In the 1990s I was UK Economist for Warburgs and argued that “the UK and Ireland would be especially badly affected by monetary union with the Continent” with Irish bank lending exploding out of control under EMU (see link1 and link2).  The fall-out from that has now caused ruling Fianna Fail to fall behind Sinn Fein, even losing in my grandfather’s old seat in Donegal (Henry McDevitt TD 1938-43).

The EU thinks it can order whoever forms Ireland’s new government to slash spending and hike taxes to bail out the European Central Bank (ECB) and European investors in Irish banks.  The EU is also demanding that the Irish people submit weekly reports on what they spend and is imposing an interest rate which is intended to punish rather than help.

Such behaviour by the EU may be a miscalculation because it rather assumes that the Irish have nowhere else to go.  That is not the case.  Individually tens, and perhaps soon hundreds, of thousands are emigrating to England and elsewhere to escape the Carolingian economic settlement. 

Collectively, Ireland wants to renounce its politicians’ self-serving guarantee of senior bank debt but, despite IMF support, this has so far been vetoed by the EU and the ECB.  Ireland also needs monetary policy better suited to its economy so as to avoid repeated boom-bust cycles in bank lending under the Euro. 

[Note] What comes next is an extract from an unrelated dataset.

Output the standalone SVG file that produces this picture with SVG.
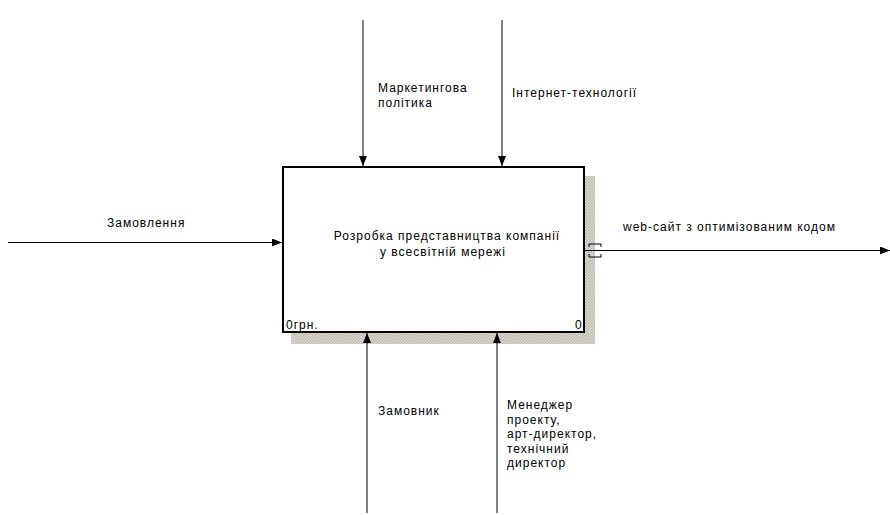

The EU may successfully bully Greece or Spain, calculating that it would be too risky for them to reintroduce their own currency, but Ireland has another option. Already over a third of Ireland want bilateral arrangements with the UK, instead of what is on offer from the EU and the Euro, and that is before the EU measures begin to bite.

A Better Option For Ireland

Ireland is being bullied by Euro-zone countries to act in their best interests rather than its own:

• Portugal’s finance minister urges Ireland “to do the right thing for the euro and accept a bail-out”;

• Spain’s finance minister tells Ireland to make the “proper decision”; and

• Angela Merkel can’t decide whether to protect German banks, who have over-lent to Ireland, or German taxpayers who would fund a bail out.

Ireland though will act in its own interests – and it has a better option than the two that were open to Greece. The Greeks had to do what they were told by the Germans, or re-establish the drachma.

In the long-term it might be best for Greece to go its own way. In the short-term though the costs of inflation, default and exclusion from the international capital markets would be high, and would only partially be offset by an inflow of bargain hunting tourists.

Unlike Greece, Ireland would not need to re-establish an independent currency, with all the short-term difficulties that would entail. Ireland could simply rejoin sterling and have a monetary policy more suited for Irish needs.

Germany’s Irish loans could be deemed to have been made in sterling, so as to provide a fair return but allow Ireland to start exporting its way back to growth. We would benefit from closer relations with Ireland and keep the spur of Irish tax competition which the EU would snuff out.

Every MP I have spoken to says they would be happy for Ireland to have a guaranteed seat on the Bank of England’s monetary policy committee. This would mean that, unlike before 1979, Ireland as a sovereign country would have a proper say in setting sterling interest rates.

When we raised the idea with David Liddington, our Europe minister, at the Conservative Foreign Affairs Committee yesterday he was positive, if Ireland wants to explore this option. I know the Chancellor will want to help Ireland stand up to bullying at ECOFIN today.

What better way than to let them know they can come back to sterling if the euro isn’t working for them?